→ TASK DETAILS: Don't include pictures. Quote the lines below from the first through the line that contains "3.66, 4.41, 4.39, 4.62];".

-- START SOURCE MATERIAL --

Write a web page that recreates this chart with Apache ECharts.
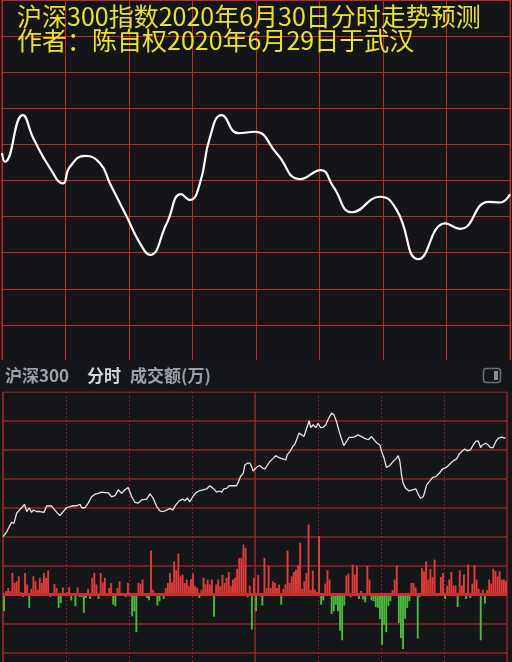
<!DOCTYPE html>
<html>
<head>
<meta charset="utf-8">
<script src="https://cdn.jsdelivr.net/npm/echarts@6/dist/echarts.min.js"></script>
<style>
html, body { margin: 0; padding: 0; background: #151619; overflow: hidden; }
/* 画布比窗口略高，下方的格子在截图外继续 */
#chart { width: 512px; height: 700px; }
</style>
</head>
<body>
<div id="chart"></div>
<script>
// 上半部分：预测曲线（横轴为交易分钟 0-240，纵轴为格数）
var predTime = [0, 1.4, 9.8, 14.8, 22.7, 28.7, 32.1, 39.2, 46.3, 51, 58.9, 65.2, 69.9, 77.8, 84.6, 88.8,
  93.5, 98.3, 103.8, 111.6, 119.5, 129.8, 140.8, 150.6, 156.5, 165.5, 178.6, 186.5, 196.8, 209.4,
  216.4, 229.8, 235.3, 240];
var predValue = [5.76, 5.52, 6.81, 6.17, 5.34, 4.92, 5.38, 5.68, 5.48, 4.92, 4.0, 3.26, 2.94, 3.81, 4.62, 4.46,
  4.92, 6.21, 6.81, 6.31, 6.35, 5.75, 5.04, 5.29, 4.83, 4.12, 4.55, 4.18, 2.82, 3.81,
  3.66, 4.41, 4.39, 4.62];

// 下半部分：实际分时走势
var priceTime = [0, 1.8, 3, 4.1, 5.2, 6.5, 7.8, 8.9, 10.2, 11.3, 12.5, 13.6, 14.4, 16, 17.6, 19.5, 20.8, 23.2,
  24, 25.6, 27.1, 28.7, 30.3, 32.7, 35.1, 36.7, 37.5, 39, 40.6, 42.2, 43.8, 45.4, 47, 48.6, 50.1, 51.7,
  53.3, 54.9, 56.5, 58.1, 59.6, 61.3, 62.8, 64.4, 66, 68.4, 70, 71.5, 73.2, 74.7, 76.3, 77.9, 79.5,
  80.8, 82.3, 83.9, 85.5, 86.6, 87.7, 89, 89.8, 90.9, 92.2, 93.4, 94.2, 95.3, 97, 98.5, 99.3, 100.4,
  101.7, 103, 104.1, 105.2, 106.5, 107.7, 109.6, 111.2, 112, 113.1, 114.4, 115.2, 116.3, 117.6, 118.4,
  119.1, 120, 121.1, 122.3, 123.6, 124.7, 125.8, 127.1, 128.4, 129.9, 131.5, 133.1, 134.7, 135.3,
  136.6, 137.9, 139, 139.8, 141, 142.2, 143.3, 144.6, 145.8, 146.5, 147.7, 149, 150.1, 151.2, 152.5,
  153.7, 154.9, 156.5, 157.6, 158.8, 160.1, 161.2, 162.3,
  163.6, 164.8, 166.5, 167.6, 169.1, 170.7, 172.3, 173.9, 175.5, 177.1, 178.2, 179.5, 180.3, 181.4,
  182.6, 184.2, 185.8, 187.1, 188.2, 189, 189.8, 190.5, 191.8, 193.4, 195, 196.6, 197.7, 198.8, 200.1,
  200.9, 201.7, 203.3, 204.5, 206.1, 207.7, 209.3, 210.4, 211.5, 212.8, 214.4, 216, 217.2, 218.8,
  219.9, 221, 222.6, 223.9, 225.1, 226.3, 227.4, 228.3, 229.9, 231, 232.1, 233.4, 234.7, 235.8, 237.4, 239.3];
var priceValue = [0, 0.17, 0.35, 0.5, 0.46, 0.81, 0.92, 1.0, 1.12, 0.87, 1.0, 0.84, 0.92, 0.87, 0.87, 0.84, 1.06, 1.06,
  0.98, 0.84, 0.73, 0.87, 1.0, 1.06, 1.07, 1.12, 1.0, 1.0, 1.16, 1.38, 1.47, 1.5, 1.54, 1.52, 1.52, 1.38,
  1.42, 1.62, 1.5, 1.62, 1.7, 1.38, 1.19, 1.16, 1.27, 1.3, 1.48, 1.33, 1.04, 0.89, 0.87, 0.92, 0.98,
  0.92, 1.1, 1.24, 1.3, 1.24, 1.33, 1.21, 1.27, 1.44, 1.54, 1.58, 1.54, 1.62, 1.65, 1.76, 1.81, 1.65,
  1.54, 1.58, 1.54, 1.65, 1.67, 1.76, 1.76, 1.76, 1.88, 2.08, 2.19, 2.48, 2.54, 2.54, 2.42,
  2.27, 2.34, 2.42, 2.46, 2.37, 2.34, 2.46, 2.6, 2.69, 2.8, 2.73, 2.69, 2.65, 2.83,
  2.94, 3.11, 3.2, 3.35, 3.58, 3.52, 3.46, 3.75, 4.01, 3.77, 3.87, 3.77, 3.92, 3.77, 3.78,
  3.87, 4.07, 4.27, 4.21, 3.98, 3.63, 3.38, 3.15,
  3.29, 3.43, 3.43, 3.46, 3.52, 3.46, 3.4, 3.35, 3.46, 3.31, 3.23, 3.17, 2.94, 2.73,
  2.39, 2.46, 2.6, 2.69, 2.8, 2.6, 2.13, 1.85, 1.67, 1.58, 1.62, 1.65, 1.47, 1.33, 1.38,
  1.56, 1.79, 1.93, 2.04, 2.08, 2.19, 2.34, 2.37, 2.42, 2.51, 2.62, 2.69, 2.85, 2.97,
  3.03, 2.97, 3.0, 3.17, 3.29, 3.31, 3.08, 3.17, 3.23, 3.17, 3.08, 3.08, 3.29, 3.4, 3.44, 3.4];

// 每分钟成交额红绿柱（正为红，负为绿）
var flowValue = [-58, 12, 23, 12, 75, 40, 46, 63, 8, -8,
  75, 35, -46, 20, 63, 46, 17, 58, 40, 75,
  58, 84, -8, 0, 37, 23, -46, -29, 25, 0,
  8, 26, -20, 0, -40, 25, -8, -8, -63, -12,
  20, -15, 58, 75, 35, -15, 75, 42, 58, 0,
  23, 40, -35, -40, 23, 46, 0, 0, -8, 40,
  0, -75, -58, -130, 40, 37, 52, 0, -12, -20,
  152, 17, 0, -38, -23, 0, -15, 23, 40, 75,
  43, 115, 84, 142, 63, 69, 40, 52, 29, 54,
  73, 29, 23, -12, 17, 58, 35, 52, 35, 52,
  -77, 35, 52, 29, 68, 40, 58, 78, 29, 52,
  58, 89, 127, 127, 173, 161, -9, 31, -121, 58,
  -58, 67, -6, -38, 127, 23, 100, 23, 46, 40,
  23, 35, -35, 20, 35, 152, 40, 63, 78, 86,
  101, 179, 20, 46, 75, 242, 17, 83, 17, 8,
  202, -35, -20, 38, 84, 52, -67, -58, -35, -58,
  -125, -158, -38, 66, 73, -9, 104, 69, 100, -15,
  12, -17, -27, 100, 52, -20, -23, -43, -46, -84,
  -173, -104, -130, -40, -23, 15, 52, 100, -98, -150,
  -188, -84, -46, -23, 40, 40, 25, -152, -8, 92,
  81, 115, 52, 89, 61, 121, -6, 0, 61, 75,
  -15, 31, 52, 78, 31, 31, -43, 84, 31, 69,
  -15, 104, -12, 38, 101, 52, 20, -158, 17, -31,
  15, 52, 38, 89, 81, 63, 81, 52, 52, 46];

var pred = predTime.map(function (t, i) { return [t, predValue[i]]; });
var price = priceTime.map(function (t, i) { return [t, priceValue[i]]; });
var flow = flowValue.map(function (v, i) { return [i + 0.5, v]; });

var topRed = '#c2282a';
var lowRed = '#8e2525';
var cjk = 'Noto Sans CJK SC';

var myChart = echarts.init(document.getElementById('chart'));
myChart.setOption({
  backgroundColor: '#151619',
  animation: false,
  title: [
    {
      text: '沪深300指数2020年6月30日分时走势预测\n作者：陈自权2020年6月29日于武汉',
      left: 17,
      top: 4,
      padding: 0,
      textStyle: { color: '#e9e231', fontSize: 25, fontWeight: 'normal', fontFamily: cjk, lineHeight: 24.5 }
    },
    {
      text: '{a|沪深300}{b|分时}{a|成交额(万)}',
      left: 5,
      top: 366,
      padding: 0,
      z: 8,
      textStyle: {
        lineHeight: 20,
        rich: {
          a: { color: '#9aa2aa', fontSize: 17, fontFamily: cjk, lineHeight: 20 },
          b: { color: '#d0d6dc', fontSize: 17, fontFamily: cjk, lineHeight: 20, padding: [0, 9, 0, 18] }
        }
      }
    }
  ],
  graphic: [
    // 中间的标题栏
    { type: 'rect', z: 5, shape: { x: 0, y: 360, width: 512, height: 31.5 }, style: { fill: '#151619' } },
    { type: 'rect', z: 7, shape: { x: 483.5, y: 368.5, width: 17, height: 14, r: 3 },
      style: { fill: 'none', stroke: '#6b7177', lineWidth: 1.5 } },
    { type: 'rect', z: 7, shape: { x: 494, y: 371, width: 4, height: 9 }, style: { fill: '#8a9096' } }
  ],
  grid: [
    { left: 2, top: 0, width: 508, height: 361, show: true, backgroundColor: '#141518', borderColor: topRed, borderWidth: 1 },
    { left: 3, top: 392, width: 504, height: 289.4 }
  ],
  xAxis: [
    {
      gridIndex: 0, type: 'value', min: 0, max: 240, interval: 30,
      axisLine: { show: false }, axisTick: { show: false }, axisLabel: { show: false },
      splitLine: { lineStyle: { color: topRed, width: 1 } }
    },
    {
      gridIndex: 1, type: 'value', min: 0, max: 240, interval: 30,
      axisLine: { show: false }, axisTick: { show: false }, axisLabel: { show: false },
      splitLine: { lineStyle: { color: '#a02828', width: 1, type: [1.5, 2.5] } }
    },
    {
      gridIndex: 1, type: 'value', min: 0, max: 240, interval: 120,
      axisLine: { show: false }, axisTick: { show: false }, axisLabel: { show: false },
      splitLine: { lineStyle: { color: lowRed, width: 1.5 } }
    }
  ],
  yAxis: [
    {
      gridIndex: 0, type: 'value', min: 0, max: 10, interval: 1,
      axisLine: { show: false }, axisTick: { show: false }, axisLabel: { show: false },
      splitLine: { lineStyle: { color: topRed, width: 1 } }
    },
    {
      gridIndex: 1, type: 'value', min: -300, max: 700, interval: 100,
      axisLine: { show: true, onZero: false, lineStyle: { color: lowRed, width: 1.5 } },
      axisTick: { show: false }, axisLabel: { show: false },
      splitLine: { lineStyle: { color: lowRed, width: 1.5 } }
    },
    {
      gridIndex: 1, type: 'value', min: -5, max: 5, show: false, splitLine: { show: false }
    }
  ],
  series: [
    {
      name: '预测',
      type: 'line',
      xAxisIndex: 0, yAxisIndex: 0,
      data: pred,
      smooth: 0.5,
      showSymbol: false,
      lineStyle: { color: '#ffffff', width: 2.2 }
    },
    {
      name: '成交额',
      type: 'bar',
      xAxisIndex: 1, yAxisIndex: 1,
      data: flow,
      barWidth: 1.9,
      itemStyle: {
        color: function (p) { return p.value[1] >= 0 ? '#e23c3a' : '#4cb83c'; }
      },
      markLine: {
        silent: true,
        symbol: 'none',
        label: { show: false },
        lineStyle: { color: '#c8302e', width: 3, type: 'solid' },
        data: [{ yAxis: 0 }]
      }
    },
    {
      name: '分时',
      type: 'line',
      xAxisIndex: 1, yAxisIndex: 2,
      data: price,
      showSymbol: false,
      lineStyle: { color: '#e6e6e6', width: 1.3 }
    }
  ]
});
</script>
</body>
</html>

-- END SOURCE MATERIAL --

→ FULL ANSWER:
Write a web page that recreates this chart with Apache ECharts.
<!DOCTYPE html>
<html>
<head>
<meta charset="utf-8">
<script src="https://cdn.jsdelivr.net/npm/echarts@6/dist/echarts.min.js"></script>
<style>
html, body { margin: 0; padding: 0; background: #151619; overflow: hidden; }
/* 画布比窗口略高，下方的格子在截图外继续 */
#chart { width: 512px; height: 700px; }
</style>
</head>
<body>
<div id="chart"></div>
<script>
// 上半部分：预测曲线（横轴为交易分钟 0-240，纵轴为格数）
var predTime = [0, 1.4, 9.8, 14.8, 22.7, 28.7, 32.1, 39.2, 46.3, 51, 58.9, 65.2, 69.9, 77.8, 84.6, 88.8,
  93.5, 98.3, 103.8, 111.6, 119.5, 129.8, 140.8, 150.6, 156.5, 165.5, 178.6, 186.5, 196.8, 209.4,
  216.4, 229.8, 235.3, 240];
var predValue = [5.76, 5.52, 6.81, 6.17, 5.34, 4.92, 5.38, 5.68, 5.48, 4.92, 4.0, 3.26, 2.94, 3.81, 4.62, 4.46,
  4.92, 6.21, 6.81, 6.31, 6.35, 5.75, 5.04, 5.29, 4.83, 4.12, 4.55, 4.18, 2.82, 3.81,
  3.66, 4.41, 4.39, 4.62];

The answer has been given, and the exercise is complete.